Write out the listing, please, but only from its first line through the line containing "const Y_TICKS = [20, 40, 60, 80, 100];", exactly as given and without pictures.

----------------------------------------

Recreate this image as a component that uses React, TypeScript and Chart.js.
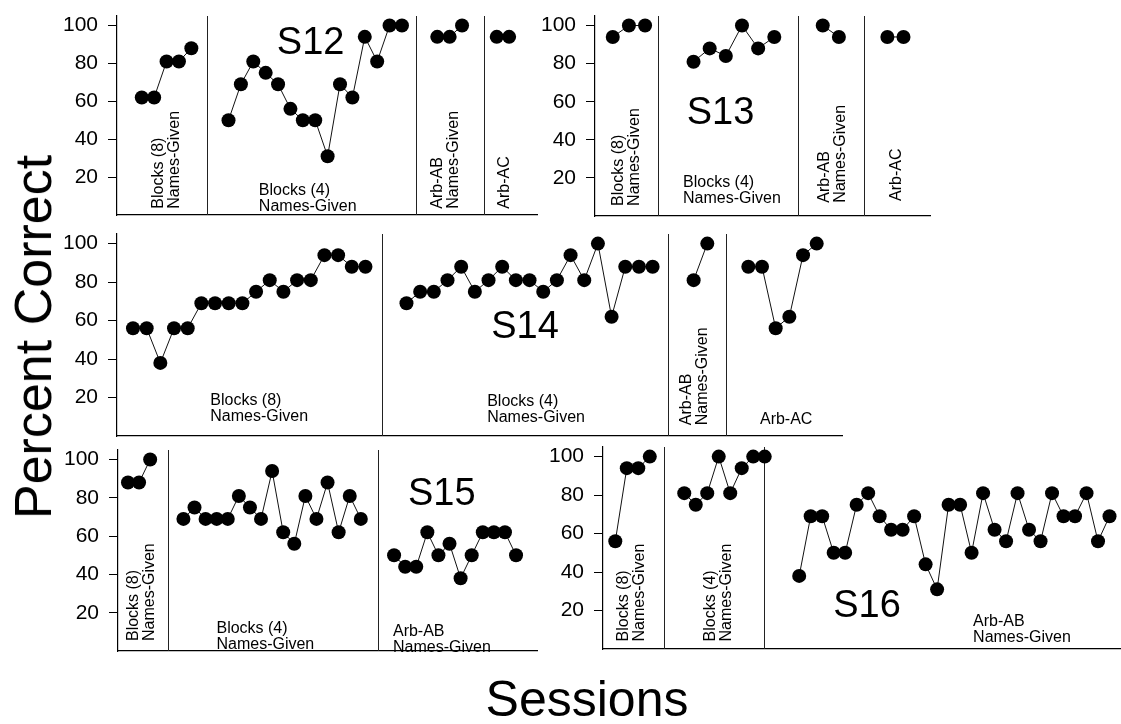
import React, { useEffect, useRef } from "react";
import { Chart, registerables } from "chart.js";

Chart.register(...registerables);

const FONT = '"Liberation Sans", Arial, Helvetica, sans-serif';

// ---------- data (percent correct per session, by phase) ----------
const Y_TICKS = [20, 40, 60, 80, 100];

const S12_BLOCKS8 = [62, 62, 81, 81, 88];
const S12_BLOCKS4 = [50, 69, 81, 75, 69, 56, 50, 50, 31, 69, 62, 94, 81, 100, 100];
const S12_ARB_AB = [94, 94, 100];
const S12_ARB_AC = [94, 94];

const S13_BLOCKS8 = [94, 100, 100];
const S13_BLOCKS4 = [81, 88, 84, 100, 88, 94];
const S13_ARB_AB = [100, 94];
const S13_ARB_AC = [94, 94];

const S14_BLOCKS8 = [56, 56, 38, 56, 56, 69, 69, 69, 69, 75, 81, 75, 81, 81, 94, 94, 88, 88];
const S14_BLOCKS4 = [69, 75, 75, 81, 88, 75, 81, 88, 81, 81, 75, 81, 94, 81, 100, 62, 88, 88, 88];
const S14_ARB_AB = [81, 100];
const S14_ARB_AC = [88, 88, 56, 62, 94, 100];

const S15_BLOCKS8 = [88, 88, 100];
const S15_BLOCKS4 = [69, 75, 69, 69, 69, 81, 75, 69, 94, 62, 56, 81, 69, 88, 62, 81, 69];
const S15_ARB_AB = [50, 44, 44, 62, 50, 56, 38, 50, 62, 62, 62, 50];

const S16_BLOCKS8 = [56, 94, 94, 100];
const S16_BLOCKS4 = [81, 75, 81, 100, 81, 94, 100, 100];
const S16_ARB_AB = [38, 69, 69, 50, 50, 75, 81, 69, 62, 62, 69, 44, 31, 75, 75, 50, 81, 62, 56, 81, 62, 56, 81, 69, 69, 81, 56, 69];

// session number at which each phase starts, and phase-change lines (session units)
const S12_STARTS = [2, 9, 25.85, 30.65];
const S12_CHANGES = [7.23, 24.17, 29.6];
const S13_STARTS = [1, 6, 14, 18];
const S13_CHANGES = [3.78, 12.47, 16.56];
const S14_STARTS = [1, 21, 42, 46];
const S14_CHANGES = [19.2, 40.1, 44.4];
const S15_STARTS = [1, 6, 25];
const S15_CHANGES = [4.61, 23.57];
const S16_STARTS = [1, 7, 17];
const S16_CHANGES = [5.26, 13.9];

const NG = "Names-Given";

type Label = { x: number; y: number; lines: string[]; rot?: boolean };
type PanelCfg = {
  name: string;
  phases: number[][];
  starts: number[];
  changes: number[];
  xMin: number;
  xMax: number;
  axisX: number;
  zeroY: number;
  ppy: number;
  rightX: number;
  labels: Label[];
  title: { x: number; y: number };
};

const Y_MAX = 105;
const AXIS_W = 60;
const PAD_T = 24;
const PAD_B = 24;
const PAD_R = 10;

const PANELS: PanelCfg[] = [
  {
    name: "S12",
    phases: [S12_BLOCKS8, S12_BLOCKS4, S12_ARB_AB, S12_ARB_AC],
    starts: S12_STARTS,
    changes: S12_CHANGES,
    xMin: 0, xMax: 33.9,
    axisX: 117, zeroY: 214.5, ppy: 1.895, rightX: 537,
    labels: [
      { x: 4.03, y: 3.3, rot: true, lines: ["Blocks (8)", NG] },
      { x: 11.45, y: 10.8, lines: ["Blocks (4)", NG] },
      { x: 26.5, y: 3.3, rot: true, lines: ["Arb-AB", NG] },
      { x: 31.3, y: 3.3, rot: true, lines: ["Arb-AC"] },
    ],
    title: { x: 12.9, y: 85.2 },
  },
  {
    name: "S13",
    phases: [S13_BLOCKS8, S13_BLOCKS4, S13_ARB_AB, S13_ARB_AC],
    starts: S13_STARTS,
    changes: S13_CHANGES,
    xMin: -0.1, xMax: 20.64,
    axisX: 595, zeroY: 215, ppy: 1.9, rightX: 930,
    labels: [
      { x: 1.88, y: 5.3, rot: true, lines: ["Blocks (8)", NG] },
      { x: 5.35, y: 15.3, lines: ["Blocks (4)", NG] },
      { x: 14.64, y: 7, rot: true, lines: ["Arb-AB", NG] },
      { x: 18.6, y: 7.9, rot: true, lines: ["Arb-AC"] },
    ],
    title: { x: 5.58, y: 48.4 },
  },
  {
    name: "S14",
    phases: [S14_BLOCKS8, S14_BLOCKS4, S14_ARB_AB, S14_ARB_AC],
    starts: S14_STARTS,
    changes: S14_CHANGES,
    xMin: -0.17, xMax: 52.85,
    axisX: 116.7, zeroY: 435.8, ppy: 1.92, rightX: 842,
    labels: [
      { x: 6.65, y: 16, lines: ["Blocks (8)", NG] },
      { x: 26.9, y: 15.5, lines: ["Blocks (4)", NG] },
      { x: 42.1, y: 5.6, rot: true, lines: ["Arb-AB", NG] },
      { x: 46.85, y: 6.1, lines: ["Arb-AC"] },
    ],
    title: { x: 27.2, y: 50.9 },
  },
  {
    name: "S15",
    phases: [S15_BLOCKS8, S15_BLOCKS4, S15_ARB_AB],
    starts: S15_STARTS,
    changes: S15_CHANGES,
    xMin: 0.1, xMax: 37.89,
    axisX: 118.3, zeroY: 651.6, ppy: 1.916, rightX: 537,
    labels: [
      { x: 2.24, y: 5.2, rot: true, lines: ["Blocks (8)", NG] },
      { x: 8.98, y: 9.2, lines: ["Blocks (4)", NG] },
      { x: 24.9, y: 7.6, lines: ["Arb-AB", NG] },
    ],
    title: { x: 26.25, y: 76.5 },
  },
  {
    name: "S16",
    phases: [S16_BLOCKS8, S16_BLOCKS4, S16_ARB_AB],
    starts: S16_STARTS,
    changes: S16_CHANGES,
    xMin: -0.07, xMax: 45.0,
    axisX: 602.7, zeroY: 649.2, ppy: 1.925, rightX: 1121,
    labels: [
      { x: 2.39, y: 3.9, rot: true, lines: ["Blocks (8)", NG] },
      { x: 9.96, y: 3.9, rot: true, lines: ["Blocks (4)", NG] },
      { x: 32.13, y: 12.1, lines: ["Arb-AB", NG] },
    ],
    title: { x: 19.96, y: 16.7 },
  },
];

function Panel({ cfg }: { cfg: PanelCfg }) {
  const ref = useRef<HTMLCanvasElement | null>(null);
  const topY = cfg.zeroY - Y_MAX * cfg.ppy;
  const left = cfg.axisX - AXIS_W;
  const top = topY - PAD_T;
  const width = cfg.rightX - cfg.axisX + AXIS_W + PAD_R;
  const height = cfg.zeroY - topY + PAD_T + PAD_B;

  useEffect(() => {
    if (!ref.current) return;
    const overlay = {
      id: "phaseOverlay",
      beforeDatasetsDraw(chart: any) {
        const { ctx, chartArea, scales } = chart;
        ctx.save();
        ctx.strokeStyle = "#222";
        ctx.lineWidth = 1;
        cfg.changes.forEach((b) => {
          const x = Math.round(scales.x.getPixelForValue(b)) + 0.5;
          ctx.beginPath();
          ctx.moveTo(x, chartArea.top);
          ctx.lineTo(x, chartArea.bottom);
          ctx.stroke();
        });
        ctx.restore();
      },
      afterDatasetsDraw(chart: any) {
        const { ctx, scales } = chart;
        ctx.save();
        ctx.fillStyle = "#000";
        const LH = 16;
        cfg.labels.forEach((lb) => {
          const px = scales.x.getPixelForValue(lb.x);
          const py = scales.y.getPixelForValue(lb.y);
          ctx.font = `16px ${FONT}`;
          if (lb.rot) {
            ctx.save();
            ctx.translate(px, py);
            ctx.rotate(-Math.PI / 2);
            ctx.textAlign = "left";
            ctx.textBaseline = "middle";
            const n = lb.lines.length;
            lb.lines.forEach((t, i) => {
              ctx.fillText(t, 0, (i - (n - 1) / 2) * LH);
            });
            ctx.restore();
          } else {
            ctx.textAlign = "left";
            ctx.textBaseline = "alphabetic";
            lb.lines.forEach((t, i) => {
              ctx.fillText(t, px, py + i * LH);
            });
          }
        });
        ctx.font = `38px ${FONT}`;
        ctx.textAlign = "left";
        ctx.textBaseline = "alphabetic";
        ctx.fillText(
          cfg.name,
          scales.x.getPixelForValue(cfg.title.x),
          scales.y.getPixelForValue(cfg.title.y)
        );
        ctx.restore();
      },
    };

    const chart = new Chart(ref.current, {
      type: "scatter",
      data: {
        datasets: cfg.phases.map((vals, k) => ({
          data: vals.map((v, i) => ({ x: cfg.starts[k] + i, y: v })),
          showLine: true,
          borderColor: "#111",
          borderWidth: 1,
          pointRadius: 7,
          pointHoverRadius: 7,
          pointBackgroundColor: "#000",
          pointBorderColor: "#000",
          pointBorderWidth: 0,
          clip: false as any,
        })),
      },
      options: {
        responsive: false,
        animation: false,
        events: [],
        layout: { padding: { left: 0, right: PAD_R, top: PAD_T, bottom: PAD_B } },
        plugins: {
          legend: { display: false },
          tooltip: { enabled: false },
          title: { display: false },
        },
        scales: {
          x: {
            type: "linear",
            min: cfg.xMin,
            max: cfg.xMax,
            ticks: { display: false },
            grid: { display: false, drawTicks: false },
            border: { display: true, color: "#000", width: 1.2 },
            afterFit: (s: any) => {
              s.height = 0;
            },
          },
          y: {
            type: "linear",
            min: 0,
            max: Y_MAX,
            afterBuildTicks: (s: any) => {
              s.ticks = Y_TICKS.map((v) => ({ value: v }));
            },
            ticks: {
              color: "#000",
              font: { family: FONT, size: 21 },
              padding: 10,
            },
            grid: {
              display: true,
              drawOnChartArea: false,
              drawTicks: true,
              tickLength: 9,
              color: "#000",
              lineWidth: 1,
            },
            border: { display: true, color: "#000", width: 1.2 },
            afterFit: (s: any) => {
              s.width = AXIS_W;
            },
          },
        },
      } as any,
      plugins: [overlay],
    });
    return () => chart.destroy();
  }, [cfg]);

  return (
    <canvas
      ref={ref}
      width={Math.round(width)}
      height={Math.round(height)}
      style={{
        position: "absolute",
        left,
        top,
        width: Math.round(width),
        height: Math.round(height),
      }}
    />
  );
}

export default function App() {
  return (
    <div
      style={{
        position: "absolute",
        left: 0,
        top: 0,
        width: 1121,
        height: 724,
        overflow: "hidden",
        background: "#fff",
        fontFamily: FONT,
      }}
    >
      {PANELS.map((p) => (
        <Panel key={p.name} cfg={p} />
      ))}
      <div
        style={{
          position: "absolute",
          left: 33,
          top: 337,
          transform: "translate(-50%, -50%) rotate(-90deg)",
          whiteSpace: "nowrap",
          fontSize: 52,
          color: "#000",
          lineHeight: 1,
        }}
      >
        Percent Correct
      </div>
      <div
        style={{
          position: "absolute",
          left: 587,
          top: 699,
          transform: "translate(-50%, -50%)",
          whiteSpace: "nowrap",
          fontSize: 50,
          color: "#000",
          lineHeight: 1,
        }}
      >
        Sessions
      </div>
    </div>
  );
}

----------------------------------------

Result of this exercise ::
Recreate this image as a component that uses React, TypeScript and Chart.js.
import React, { useEffect, useRef } from "react";
import { Chart, registerables } from "chart.js";

Chart.register(...registerables);

const FONT = '"Liberation Sans", Arial, Helvetica, sans-serif';

// ---------- data (percent correct per session, by phase) ----------
const Y_TICKS = [20, 40, 60, 80, 100];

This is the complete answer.